Zachary Fischer completes two digital projects in summer 2012: SMID and Alice E. Kober correspondence

Zachary Fischer, a graduate student in the School of Information at the University of Texas at Austin, completed two valuable digitization projects in summer of 2012: making pdfs of the PASP-produced volumes of SMID and making available images of the correspondence of Alice E. Kober.  He describes these projects here below.

Report of Zachary Fischer on SMID and the letters of Alice E. Kober:

During the summer of 2012 I had the opportunity to work with the Program in Aegean Scripts and Prehistory (PASP) at the University of Texas at Austin. I conducted two digital projects: Studies in Mycenaean Inscriptions and Dialect (SMID) (https://repositories.lib.utexas.edu/handle/2152/16096) and the Alice E. Kober Papers–Correspondence (https://repositories.lib.utexas.edu/handle/2152/15875). Each project was unique, both in terms of technical challenges and intellectual content; however, the primary goal was the same: to provide free, persistent access to the materials in the University of Texas Digital Repository (UTDR).

All items, including the journals and individual letters, were scanned to scale and transformed into PDFs. When appropriate, optical character recognition (OCR) features were added to the PDFs to enhance the discoverability of the text and allow direct copying of text. The PDFs were accompanied by a Dublin Core record in the UTDR. The records contain metadata information such as title, date, creator, descriptions of the content, keyword subjects, Library of Congress subject headings, and more. Each piece of metadata enhances the ability for research and for search engines, such as Google, to retrieve the records. Furthermore, the metadata and the UTDR software provide researchers multiple points of access. The UTDR provides persistent access to the materials, and if the UTDR changes software, the metadata can be easily transferred to the new software without the loss of information.

Since the records in the UTDR are persistent, a researcher does not have to worry about broken links or information disappearing. Instead, the researcher can focus on the information. For instance, the Kober letters evoke a multitude of questions not only about the decipherment of Linear B but also the broader social practices of the mid-20th century. One letter I found interesting was from Franklin Edgerton (Dec. 5, 1947; https://repositories.lib.utexas.edu/handle/2152/16597) that mentions the prejudice against women in academia, which is also stated in other letters. The letters also provide a direct means to Kober’s thoughts (such as May 22, 1942; https://repositories.lib.utexas.edu/handle/2152/16851). It is difficult to read a letter and not ask questions, such as ‘where were the tablets stored’ (https://repositories.lib.utexas.edu/handle/2152/16014) or ‘how can this account help us understand scholars in post-WWII Italy’ (https://repositories.lib.utexas.edu/handle/2152/16666).

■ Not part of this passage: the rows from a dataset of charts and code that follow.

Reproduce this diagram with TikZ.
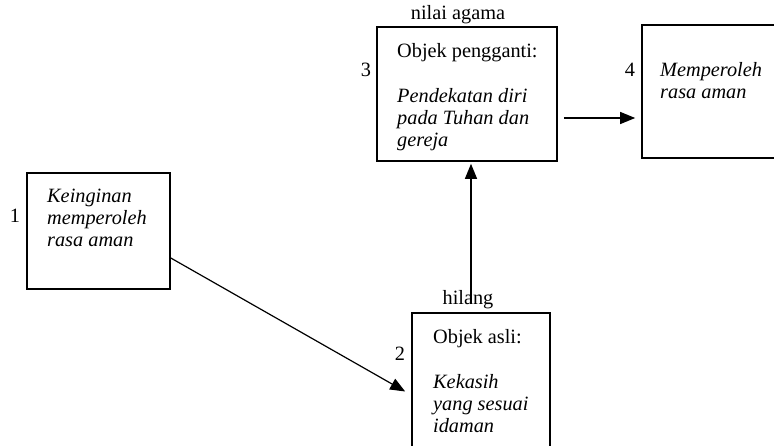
\documentclass[tikz,border=0pt]{standalone}
\usepackage{fontspec}
\setmainfont{Liberation Serif}
\usetikzlibrary{
    arrows.meta,
    calc,
    positioning
}

\begin{document}
\begin{tikzpicture}[x=1pt, y=-1pt,
    kotak/.style={draw, line width=1.6pt, rectangle, inner sep=0pt},
    isi/.style={anchor=base west, align=left, inner sep=0pt, font=\fontsize{20.3}{22}\selectfont},
    label/.style={anchor=base, inner sep=0pt, font=\fontsize{20.3}{22}\selectfont},
    panah/.style={line width=1.2pt, -{Triangle[length=15pt, width=12pt]}}]
    \useasboundingbox (0, 0) rectangle (774, 446);
    \clip (0, 0) rectangle (774, 446);

    \node[kotak, minimum width=143pt, minimum height=116pt] (keinginan) at (98.5, 231) {};
    \node[kotak, minimum width=180pt, minimum height=134pt] (pengganti) at (467, 94) {};
    \node[kotak, minimum width=168pt, minimum height=133pt] (aman) at (726, 91.5) {};
    \node[kotak, minimum width=138pt, minimum height=157pt] (asli) at (481, 391.5) {};

    % base anchor sits on the last line
    \node[isi] (keinginan-t) at (47, 247) {\textit{Keinginan}\\\textit{memperoleh}\\\textit{rasa aman}};
    \node[isi] (pengganti-t) at (397, 147) {Objek pengganti:\\[23pt]\textit{Pendekatan diri}\\\textit{pada Tuhan dan}\\\textit{gereja}};
    \node[isi] (aman-t) at (660, 99) {\textit{Memperoleh}\\\textit{rasa aman}};
    \node[isi] (asli-t) at (433, 432) {Objek asli:\\[23pt]\textit{Kekasih}\\\textit{yang sesuai}\\\textit{idaman}};

    \node[label] (n1) at (15, 223) {1};
    \node[label] (n2) at (400, 360) {2};
    \node[label] (n3) at (366, 77) {3};
    \node[label] (n4) at (630, 77) {4};
    \node[label] (agama) at (458, 20) {nilai agama};
    \node[label] (hilang) at (468, 305) {hilang};

    \draw[panah] ($(keinginan.east)+(0, 27)$) -- ($(asli.west)+(-6, 0)$);
    \draw[panah] ($(asli.north)+(-10, -8)$) -- ($(pengganti.south)+(4, 2)$);
    \draw[panah] ($(pengganti.east)+(6, 24)$) -- ($(aman.west)+(-6, 26.5)$);
\end{tikzpicture}
\end{document}
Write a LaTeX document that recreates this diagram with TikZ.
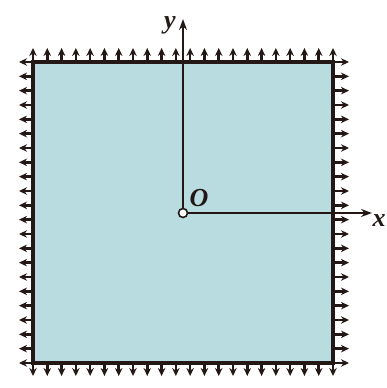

The two digital projects, SMID and Alice E. Kober Papers–Correspondence, are just a fraction of the information available in the Program in Aegean Scripts and Prehistory (PASP). The materials not only help answer questions but also provide the fodder for new questions and new approaches. I hope these two digital projects act as gateways to the unique information available at PASP and encourage others to continue to create more digital projects for PASP and for other institutions around the globe.